Over at espn.com, AFC North blogger James Walker asks if anyone remembers the offseason?

Unfortunately for you James, I do. Props for having some faith, but let’s not pretend you were the only pundit (and not even the only one at espn) to peg the Bengals as a surprise team.

Still, those were some funny comments.

Meanwhile, over at SI.com, former Steeler Jerome Bettis has been up and down on the Bengals so much this year he ought to change his nickname to “The Elevator.” This week, The Elevator is going up.

"After 10 years playing in their division as a Steeler, I’ll say this: I barely recognize these Bengals. I am so use to seeing the Bungles — the guys who, in the last quarter of games, always found a way to lose. In the locker room and on the field, no matter what situation we were in, we always knew they’d find a way to blow it. We almost didn’t worry about them; we knew they’d hand us the game no matter how well they played for the first three quarters. Most of those years we just laughed about the Bengals. Put pressure on them and they’ll fall apart, we said."
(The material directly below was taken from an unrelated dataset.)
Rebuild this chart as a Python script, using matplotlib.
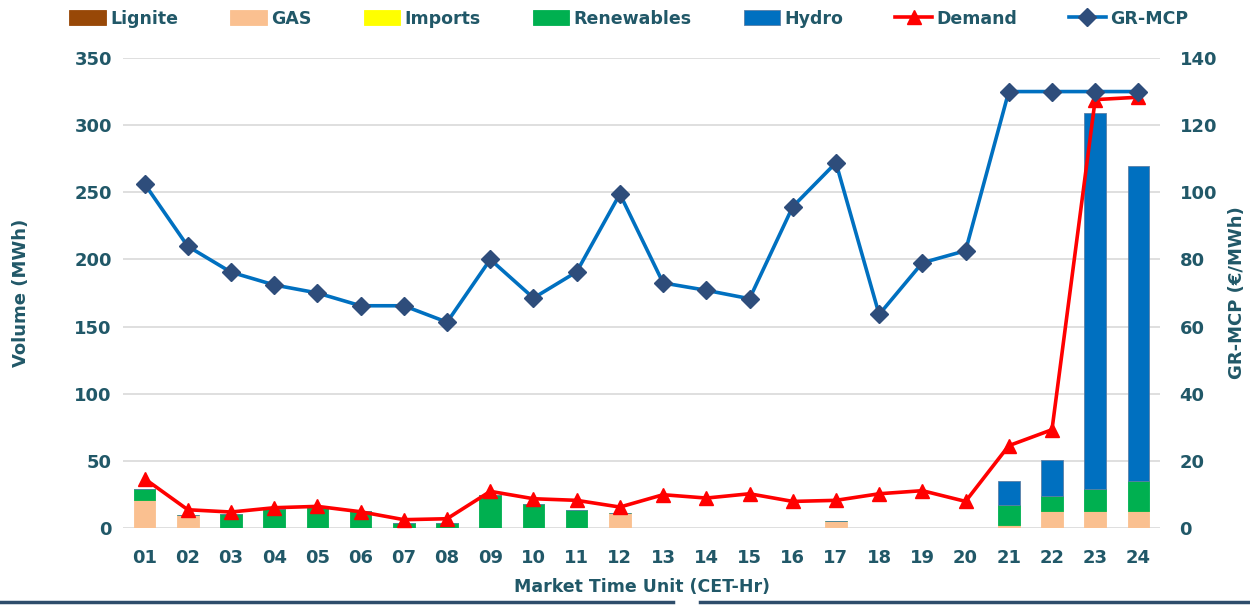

Hard words. But also exactly what long-time fans always suspected. Playing the Bengals was more a game of playing yourself — just don’t screw up, because Cincinnati will — than it was of playing the guys in stripes. And that’s precisely why we get crap like this.
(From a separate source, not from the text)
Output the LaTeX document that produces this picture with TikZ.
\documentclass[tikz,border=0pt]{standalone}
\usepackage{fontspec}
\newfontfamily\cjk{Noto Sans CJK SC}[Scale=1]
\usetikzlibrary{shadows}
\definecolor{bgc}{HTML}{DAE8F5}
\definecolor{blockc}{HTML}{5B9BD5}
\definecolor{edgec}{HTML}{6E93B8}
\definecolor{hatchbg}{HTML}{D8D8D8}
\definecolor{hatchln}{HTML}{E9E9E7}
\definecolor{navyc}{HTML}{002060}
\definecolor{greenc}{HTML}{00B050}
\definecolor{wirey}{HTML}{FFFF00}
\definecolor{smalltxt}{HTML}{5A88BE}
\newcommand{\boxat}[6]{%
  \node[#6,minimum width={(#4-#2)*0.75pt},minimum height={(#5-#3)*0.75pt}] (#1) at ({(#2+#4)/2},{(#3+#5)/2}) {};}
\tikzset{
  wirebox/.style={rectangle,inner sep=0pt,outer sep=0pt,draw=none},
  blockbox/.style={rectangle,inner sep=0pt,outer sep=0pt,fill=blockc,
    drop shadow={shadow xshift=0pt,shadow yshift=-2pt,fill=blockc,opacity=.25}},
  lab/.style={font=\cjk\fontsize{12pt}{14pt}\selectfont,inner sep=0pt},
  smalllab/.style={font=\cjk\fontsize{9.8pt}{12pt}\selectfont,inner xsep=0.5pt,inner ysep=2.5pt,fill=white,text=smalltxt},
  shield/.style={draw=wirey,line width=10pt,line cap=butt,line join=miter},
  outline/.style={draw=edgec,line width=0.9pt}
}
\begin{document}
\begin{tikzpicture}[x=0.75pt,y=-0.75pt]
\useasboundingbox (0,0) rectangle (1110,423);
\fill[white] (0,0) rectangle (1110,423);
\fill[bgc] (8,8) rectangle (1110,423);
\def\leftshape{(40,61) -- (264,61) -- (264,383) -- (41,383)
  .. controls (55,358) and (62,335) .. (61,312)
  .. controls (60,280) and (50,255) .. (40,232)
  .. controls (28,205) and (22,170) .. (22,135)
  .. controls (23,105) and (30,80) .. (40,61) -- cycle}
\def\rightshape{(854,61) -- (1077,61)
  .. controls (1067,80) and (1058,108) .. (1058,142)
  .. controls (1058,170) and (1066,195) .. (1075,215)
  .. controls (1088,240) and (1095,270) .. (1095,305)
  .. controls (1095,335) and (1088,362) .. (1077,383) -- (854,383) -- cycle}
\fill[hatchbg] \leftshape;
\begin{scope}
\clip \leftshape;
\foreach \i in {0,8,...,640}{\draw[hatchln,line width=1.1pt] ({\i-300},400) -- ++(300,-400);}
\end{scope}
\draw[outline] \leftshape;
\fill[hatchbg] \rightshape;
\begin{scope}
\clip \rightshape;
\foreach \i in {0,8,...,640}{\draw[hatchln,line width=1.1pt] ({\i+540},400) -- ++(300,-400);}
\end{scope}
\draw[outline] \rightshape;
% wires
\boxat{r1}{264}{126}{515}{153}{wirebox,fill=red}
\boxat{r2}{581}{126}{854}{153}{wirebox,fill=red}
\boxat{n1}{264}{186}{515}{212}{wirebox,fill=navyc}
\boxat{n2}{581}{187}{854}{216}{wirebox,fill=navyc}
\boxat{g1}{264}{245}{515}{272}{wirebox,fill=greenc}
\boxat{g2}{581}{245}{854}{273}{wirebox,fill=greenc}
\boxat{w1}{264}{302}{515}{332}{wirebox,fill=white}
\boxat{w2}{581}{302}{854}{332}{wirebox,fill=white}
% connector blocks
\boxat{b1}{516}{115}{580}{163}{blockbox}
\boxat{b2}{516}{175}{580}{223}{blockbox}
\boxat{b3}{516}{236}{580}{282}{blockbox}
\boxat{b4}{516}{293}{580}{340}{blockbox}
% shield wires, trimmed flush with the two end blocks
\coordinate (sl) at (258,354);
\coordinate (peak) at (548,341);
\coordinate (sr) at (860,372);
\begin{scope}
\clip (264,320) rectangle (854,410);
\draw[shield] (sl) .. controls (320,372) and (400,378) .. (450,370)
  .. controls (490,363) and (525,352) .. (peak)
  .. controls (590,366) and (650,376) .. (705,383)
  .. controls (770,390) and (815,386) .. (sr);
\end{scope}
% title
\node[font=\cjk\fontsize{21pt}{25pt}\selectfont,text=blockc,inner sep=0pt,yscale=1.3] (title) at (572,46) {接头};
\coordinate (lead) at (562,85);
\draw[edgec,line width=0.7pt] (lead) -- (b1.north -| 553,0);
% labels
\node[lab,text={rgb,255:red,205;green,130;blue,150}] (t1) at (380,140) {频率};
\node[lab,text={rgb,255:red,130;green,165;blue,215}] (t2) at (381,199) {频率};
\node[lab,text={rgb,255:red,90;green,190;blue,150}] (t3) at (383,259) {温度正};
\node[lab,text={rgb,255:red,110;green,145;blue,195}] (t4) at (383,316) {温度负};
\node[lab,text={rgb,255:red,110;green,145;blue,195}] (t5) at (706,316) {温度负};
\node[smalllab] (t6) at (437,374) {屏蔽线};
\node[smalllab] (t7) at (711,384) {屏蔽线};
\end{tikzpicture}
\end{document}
Fortunately, I respect The Elevator’s opinion (even with all its variations) more than Robinson’s hackneyed recitation of three-year-old crapola and missing-the-forest-for-the-trees “logic” (really, how many Q4 comebacks have they had? you don’t see mental toughness?). Hey Chuck, break a leg. Seriously. Compound fracture. And be sure to send me pictures to post.
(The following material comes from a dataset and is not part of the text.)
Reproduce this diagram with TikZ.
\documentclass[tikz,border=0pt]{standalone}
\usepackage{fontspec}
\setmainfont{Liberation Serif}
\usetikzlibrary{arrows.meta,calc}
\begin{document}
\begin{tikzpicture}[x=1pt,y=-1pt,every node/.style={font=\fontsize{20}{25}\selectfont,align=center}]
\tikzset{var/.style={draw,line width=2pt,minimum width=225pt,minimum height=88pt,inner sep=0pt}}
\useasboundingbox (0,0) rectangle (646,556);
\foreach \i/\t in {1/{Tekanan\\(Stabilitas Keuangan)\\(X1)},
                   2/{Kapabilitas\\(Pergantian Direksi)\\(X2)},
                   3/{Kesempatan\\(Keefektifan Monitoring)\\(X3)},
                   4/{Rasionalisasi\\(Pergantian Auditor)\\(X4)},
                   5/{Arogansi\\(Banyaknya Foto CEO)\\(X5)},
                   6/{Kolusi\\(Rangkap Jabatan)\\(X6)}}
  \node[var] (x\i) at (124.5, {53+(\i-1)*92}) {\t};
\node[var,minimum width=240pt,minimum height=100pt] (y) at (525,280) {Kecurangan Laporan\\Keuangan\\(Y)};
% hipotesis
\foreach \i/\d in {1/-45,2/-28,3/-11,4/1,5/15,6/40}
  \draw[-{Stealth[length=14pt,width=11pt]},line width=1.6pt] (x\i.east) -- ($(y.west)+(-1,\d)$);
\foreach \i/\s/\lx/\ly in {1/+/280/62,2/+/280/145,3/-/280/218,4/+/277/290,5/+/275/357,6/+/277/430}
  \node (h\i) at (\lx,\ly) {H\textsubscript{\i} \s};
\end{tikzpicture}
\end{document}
But still, the doubters abound. “Smokin’ Crack Joe” Theismann doesn’t believe. Neither does Football Outsiders.

Screw ’em. And screw the bandwagon pundits, too (yeah, I’m talking to you, Pete Prisco and Clark Judge). Do all us Bengals fans a favor and go back to hanging on Brady’s jock, swapping spit with Favre and running your hands lovingly through Troy’s Head-and-Shouldered locks. Wading through your stuff about Cincinnati is wasting my time. And in Cincinnati, there’s still work to be done.